SET PROBLEM – Copy the listing below in full and skip every picture.

SOURCE MATERIAL –

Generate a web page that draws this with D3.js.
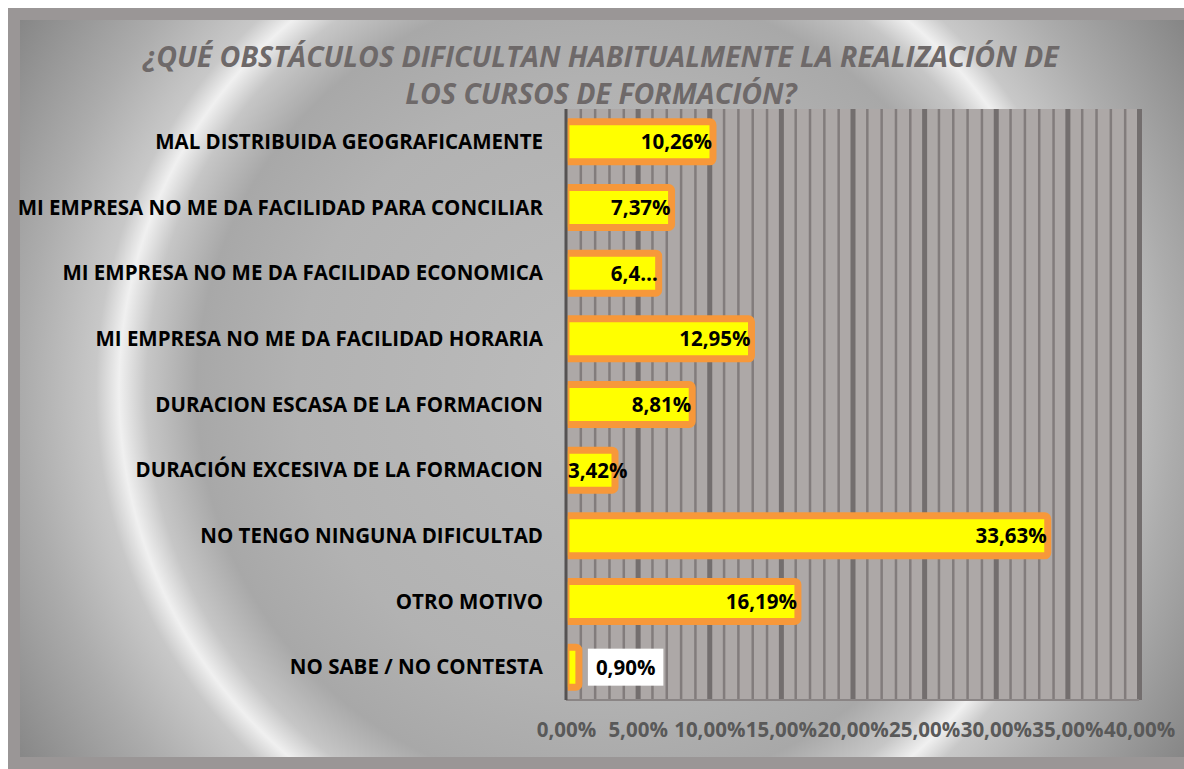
<!DOCTYPE html>
<html>
<head>
<meta charset="utf-8">
<script src="https://cdn.jsdelivr.net/npm/d3@7"></script>
<style>
  html, body { margin: 0; padding: 0; background: #ffffff; }
  svg { display: block; }
</style>
</head>
<body>
<svg id="chart" width="1184" height="769"></svg>
<script>
const titleLines = ["¿QUÉ OBSTÁCULOS DIFICULTAN HABITUALMENTE LA REALIZACIÓN DE", "LOS CURSOS DE FORMACIÓN?"];
const categories = [
  "MAL DISTRIBUIDA GEOGRAFICAMENTE",
  "MI EMPRESA NO ME DA FACILIDAD PARA CONCILIAR",
  "MI EMPRESA NO ME DA FACILIDAD ECONOMICA",
  "MI EMPRESA NO ME DA FACILIDAD HORARIA",
  "DURACION ESCASA DE LA FORMACION",
  "DURACIÓN EXCESIVA DE LA FORMACION",
  "NO TENGO NINGUNA DIFICULTAD",
  "OTRO MOTIVO",
  "NO SABE / NO CONTESTA"
];
const values = [10.26, 7.37, 6.47, 12.95, 8.81, 3.42, 33.63, 16.19, 0.90];
const valueLabels = ["10,26%", "7,37%", "6,4…", "12,95%", "8,81%", "3,42%", "33,63%", "16,19%", "0,90%"];
const majorTicks = [0, 5, 10, 15, 20, 25, 30, 35, 40];
const minorTicks = d3.range(0, 41, 1);

const locale = d3.formatLocale({decimal: ",", thousands: ".", grouping: [3], currency: ["", "€"]});
const fmt = v => locale.format(".2f")(v) + "%";

const svg = d3.select("#chart");
const W = 1184, H = 769;
const plot = {x0: 566, x1: 1139, y0: 109, y1: 700};
const FONT = "'Open Sans', 'Noto Sans', sans-serif";

const defs = svg.append("defs");
const rg = defs.append("radialGradient").attr("id", "bgGrad")
  .attr("gradientUnits", "userSpaceOnUse")
  .attr("cx", 600).attr("cy", 390).attr("r", 720);
[[0, "#bcbcbc"], [0.42, "#b2b2b2"], [0.56, "#a8a8a8"], [0.63, "#c6c6c6"], [0.668, "#f0f0f0"], [0.7, "#c8c8c8"], [0.8, "#acacac"], [1, "#7c7c7c"]]
  .forEach(([o, c]) => rg.append("stop").attr("offset", o).attr("stop-color", c));

defs.append("clipPath").attr("id", "plotClip").append("rect")
  .attr("x", plot.x0 + 1.5).attr("y", plot.y0).attr("width", plot.x1 - plot.x0 + 10).attr("height", plot.y1 - plot.y0);

// Outer frame
svg.append("rect").attr("x", 8).attr("y", 8).attr("width", W + 10).attr("height", H + 10).attr("fill", "#9a9696");
svg.append("rect").attr("x", 20).attr("y", 20).attr("width", W).attr("height", 737).attr("fill", "url(#bgGrad)");

// Title
svg.append("g").selectAll("text").data(titleLines).join("text")
  .attr("x", 601).attr("y", (d, i) => 67 + i * 37)
  .attr("text-anchor", "middle")
  .attr("font-family", FONT).attr("font-size", 28.5).attr("font-weight", 700).attr("font-style", "italic")
  .attr("fill", "#6e6969")
  .text(d => d);

const x = d3.scaleLinear().domain([0, 40]).range([plot.x0, plot.x1]);
const y = d3.scaleBand().domain(categories).range([plot.y0, plot.y1]).paddingInner(0.39).paddingOuter(0.195);

// Plot area background
svg.append("rect").attr("x", plot.x0).attr("y", plot.y0).attr("width", plot.x1 - plot.x0).attr("height", plot.y1 - plot.y0)
  .attr("fill", "#ada8a7");

// Gridlines
const gMinor = svg.append("g").attr("transform", `translate(0,${plot.y1})`)
  .call(d3.axisBottom(x).tickValues(minorTicks.filter(t => t % 5 !== 0)).tickSize(-(plot.y1 - plot.y0)).tickFormat(""));
gMinor.select(".domain").remove();
gMinor.selectAll("line").attr("stroke", "#827c7c").attr("stroke-width", 2.5);
const gMajor = svg.append("g").attr("transform", `translate(0,${plot.y1})`)
  .call(d3.axisBottom(x).tickValues(majorTicks.filter(t => t > 0)).tickSize(-(plot.y1 - plot.y0)).tickFormat(""));
gMajor.select(".domain").remove();
gMajor.selectAll("line").attr("stroke", "#736e6e").attr("stroke-width", 5);
svg.append("line").attr("x1", plot.x0).attr("x2", plot.x1).attr("y1", plot.y1).attr("y2", plot.y1)
  .attr("stroke", "#8a8585").attr("stroke-width", 2);

// Bars
const bh = y.bandwidth();
svg.append("g").attr("clip-path", "url(#plotClip)").selectAll("rect").data(values).join("rect")
  .attr("x", x(0)).attr("y", (d, i) => y(categories[i]))
  .attr("width", d => x(d) - x(0)).attr("height", bh)
  .attr("rx", 3).attr("ry", 3)
  .attr("fill", "#ffff00").attr("stroke", "#f7983a").attr("stroke-width", 7);

// Left axis line
svg.append("line").attr("x1", plot.x0).attr("x2", plot.x0).attr("y1", plot.y0).attr("y2", plot.y1)
  .attr("stroke", "#555252").attr("stroke-width", 3);

// Category labels
const yAxis = svg.append("g").attr("transform", `translate(${plot.x0 - 23},0)`)
  .call(d3.axisLeft(y).tickSize(0).tickPadding(0));
yAxis.select(".domain").remove();
yAxis.selectAll("text")
  .attr("font-family", FONT).attr("font-size", 20.5).attr("font-weight", 700).attr("fill", "#000000")
  .attr("dy", "0.35em");

// Tick labels
const xAxis = svg.append("g").attr("transform", `translate(0,${plot.y1})`)
  .call(d3.axisBottom(x).tickValues(majorTicks).tickSize(0).tickPadding(0).tickFormat(fmt));
xAxis.select(".domain").remove();
xAxis.selectAll("text").attr("y", 37).attr("dy", 0)
  .attr("font-family", FONT).attr("font-size", 20.5).attr("font-weight", 700).attr("fill", "#595959");

// Data labels
const lblG = svg.append("g");
values.forEach((v, i) => {
  const cy = y(categories[i]) + bh / 2;
  const t = lblG.append("text")
    .attr("font-family", FONT).attr("font-size", 20.5).attr("font-weight", 700).attr("fill", "#000000")
    .attr("y", cy).attr("dy", "0.36em")
    .text(valueLabels[i]);
  const tw = t.node().getComputedTextLength();
  const barW = x(v) - x(0);
  if (barW < 20) {
    // outside end with white box
    const lx = x(v) + 17;
    lblG.insert("rect", "text").attr("x", lx - 8).attr("y", cy - 18.5).attr("width", tw + 16).attr("height", 37).attr("fill", "#ffffff");
    t.attr("x", lx).attr("text-anchor", "start");
  } else {
    const right = Math.max(x(v) - 1, x(0) + 2 + tw);
    t.attr("x", right).attr("text-anchor", "end");
  }
});
</script>
</body>
</html>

THE RESPONSE –
Generate a web page that draws this with D3.js.
<!DOCTYPE html>
<html>
<head>
<meta charset="utf-8">
<script src="https://cdn.jsdelivr.net/npm/d3@7"></script>
<style>
  html, body { margin: 0; padding: 0; background: #ffffff; }
  svg { display: block; }
</style>
</head>
<body>
<svg id="chart" width="1184" height="769"></svg>
<script>
const titleLines = ["¿QUÉ OBSTÁCULOS DIFICULTAN HABITUALMENTE LA REALIZACIÓN DE", "LOS CURSOS DE FORMACIÓN?"];
const categories = [
  "MAL DISTRIBUIDA GEOGRAFICAMENTE",
  "MI EMPRESA NO ME DA FACILIDAD PARA CONCILIAR",
  "MI EMPRESA NO ME DA FACILIDAD ECONOMICA",
  "MI EMPRESA NO ME DA FACILIDAD HORARIA",
  "DURACION ESCASA DE LA FORMACION",
  "DURACIÓN EXCESIVA DE LA FORMACION",
  "NO TENGO NINGUNA DIFICULTAD",
  "OTRO MOTIVO",
  "NO SABE / NO CONTESTA"
];
const values = [10.26, 7.37, 6.47, 12.95, 8.81, 3.42, 33.63, 16.19, 0.90];
const valueLabels = ["10,26%", "7,37%", "6,4…", "12,95%", "8,81%", "3,42%", "33,63%", "16,19%", "0,90%"];
const majorTicks = [0, 5, 10, 15, 20, 25, 30, 35, 40];
const minorTicks = d3.range(0, 41, 1);

const locale = d3.formatLocale({decimal: ",", thousands: ".", grouping: [3], currency: ["", "€"]});
const fmt = v => locale.format(".2f")(v) + "%";

const svg = d3.select("#chart");
const W = 1184, H = 769;
const plot = {x0: 566, x1: 1139, y0: 109, y1: 700};
const FONT = "'Open Sans', 'Noto Sans', sans-serif";

const defs = svg.append("defs");
const rg = defs.append("radialGradient").attr("id", "bgGrad")
  .attr("gradientUnits", "userSpaceOnUse")
  .attr("cx", 600).attr("cy", 390).attr("r", 720);
[[0, "#bcbcbc"], [0.42, "#b2b2b2"], [0.56, "#a8a8a8"], [0.63, "#c6c6c6"], [0.668, "#f0f0f0"], [0.7, "#c8c8c8"], [0.8, "#acacac"], [1, "#7c7c7c"]]
  .forEach(([o, c]) => rg.append("stop").attr("offset", o).attr("stop-color", c));

defs.append("clipPath").attr("id", "plotClip").append("rect")
  .attr("x", plot.x0 + 1.5).attr("y", plot.y0).attr("width", plot.x1 - plot.x0 + 10).attr("height", plot.y1 - plot.y0);

// Outer frame
svg.append("rect").attr("x", 8).attr("y", 8).attr("width", W + 10).attr("height", H + 10).attr("fill", "#9a9696");
svg.append("rect").attr("x", 20).attr("y", 20).attr("width", W).attr("height", 737).attr("fill", "url(#bgGrad)");

// Title
svg.append("g").selectAll("text").data(titleLines).join("text")
  .attr("x", 601).attr("y", (d, i) => 67 + i * 37)
  .attr("text-anchor", "middle")
  .attr("font-family", FONT).attr("font-size", 28.5).attr("font-weight", 700).attr("font-style", "italic")
  .attr("fill", "#6e6969")
  .text(d => d);

const x = d3.scaleLinear().domain([0, 40]).range([plot.x0, plot.x1]);
const y = d3.scaleBand().domain(categories).range([plot.y0, plot.y1]).paddingInner(0.39).paddingOuter(0.195);

// Plot area background
svg.append("rect").attr("x", plot.x0).attr("y", plot.y0).attr("width", plot.x1 - plot.x0).attr("height", plot.y1 - plot.y0)
  .attr("fill", "#ada8a7");

// Gridlines
const gMinor = svg.append("g").attr("transform", `translate(0,${plot.y1})`)
  .call(d3.axisBottom(x).tickValues(minorTicks.filter(t => t % 5 !== 0)).tickSize(-(plot.y1 - plot.y0)).tickFormat(""));
gMinor.select(".domain").remove();
gMinor.selectAll("line").attr("stroke", "#827c7c").attr("stroke-width", 2.5);
const gMajor = svg.append("g").attr("transform", `translate(0,${plot.y1})`)
  .call(d3.axisBottom(x).tickValues(majorTicks.filter(t => t > 0)).tickSize(-(plot.y1 - plot.y0)).tickFormat(""));
gMajor.select(".domain").remove();
gMajor.selectAll("line").attr("stroke", "#736e6e").attr("stroke-width", 5);
svg.append("line").attr("x1", plot.x0).attr("x2", plot.x1).attr("y1", plot.y1).attr("y2", plot.y1)
  .attr("stroke", "#8a8585").attr("stroke-width", 2);

// Bars
const bh = y.bandwidth();
svg.append("g").attr("clip-path", "url(#plotClip)").selectAll("rect").data(values).join("rect")
  .attr("x", x(0)).attr("y", (d, i) => y(categories[i]))
  .attr("width", d => x(d) - x(0)).attr("height", bh)
  .attr("rx", 3).attr("ry", 3)
  .attr("fill", "#ffff00").attr("stroke", "#f7983a").attr("stroke-width", 7);

// Left axis line
svg.append("line").attr("x1", plot.x0).attr("x2", plot.x0).attr("y1", plot.y0).attr("y2", plot.y1)
  .attr("stroke", "#555252").attr("stroke-width", 3);

// Category labels
const yAxis = svg.append("g").attr("transform", `translate(${plot.x0 - 23},0)`)
  .call(d3.axisLeft(y).tickSize(0).tickPadding(0));
yAxis.select(".domain").remove();
yAxis.selectAll("text")
  .attr("font-family", FONT).attr("font-size", 20.5).attr("font-weight", 700).attr("fill", "#000000")
  .attr("dy", "0.35em");

// Tick labels
const xAxis = svg.append("g").attr("transform", `translate(0,${plot.y1})`)
  .call(d3.axisBottom(x).tickValues(majorTicks).tickSize(0).tickPadding(0).tickFormat(fmt));
xAxis.select(".domain").remove();
xAxis.selectAll("text").attr("y", 37).attr("dy", 0)
  .attr("font-family", FONT).attr("font-size", 20.5).attr("font-weight", 700).attr("fill", "#595959");

// Data labels
const lblG = svg.append("g");
values.forEach((v, i) => {
  const cy = y(categories[i]) + bh / 2;
  const t = lblG.append("text")
    .attr("font-family", FONT).attr("font-size", 20.5).attr("font-weight", 700).attr("fill", "#000000")
    .attr("y", cy).attr("dy", "0.36em")
    .text(valueLabels[i]);
  const tw = t.node().getComputedTextLength();
  const barW = x(v) - x(0);
  if (barW < 20) {
    // outside end with white box
    const lx = x(v) + 17;
    lblG.insert("rect", "text").attr("x", lx - 8).attr("y", cy - 18.5).attr("width", tw + 16).attr("height", 37).attr("fill", "#ffffff");
    t.attr("x", lx).attr("text-anchor", "start");
  } else {
    const right = Math.max(x(v) - 1, x(0) + 2 + tw);
    t.attr("x", right).attr("text-anchor", "end");
  }
});
</script>
</body>
</html>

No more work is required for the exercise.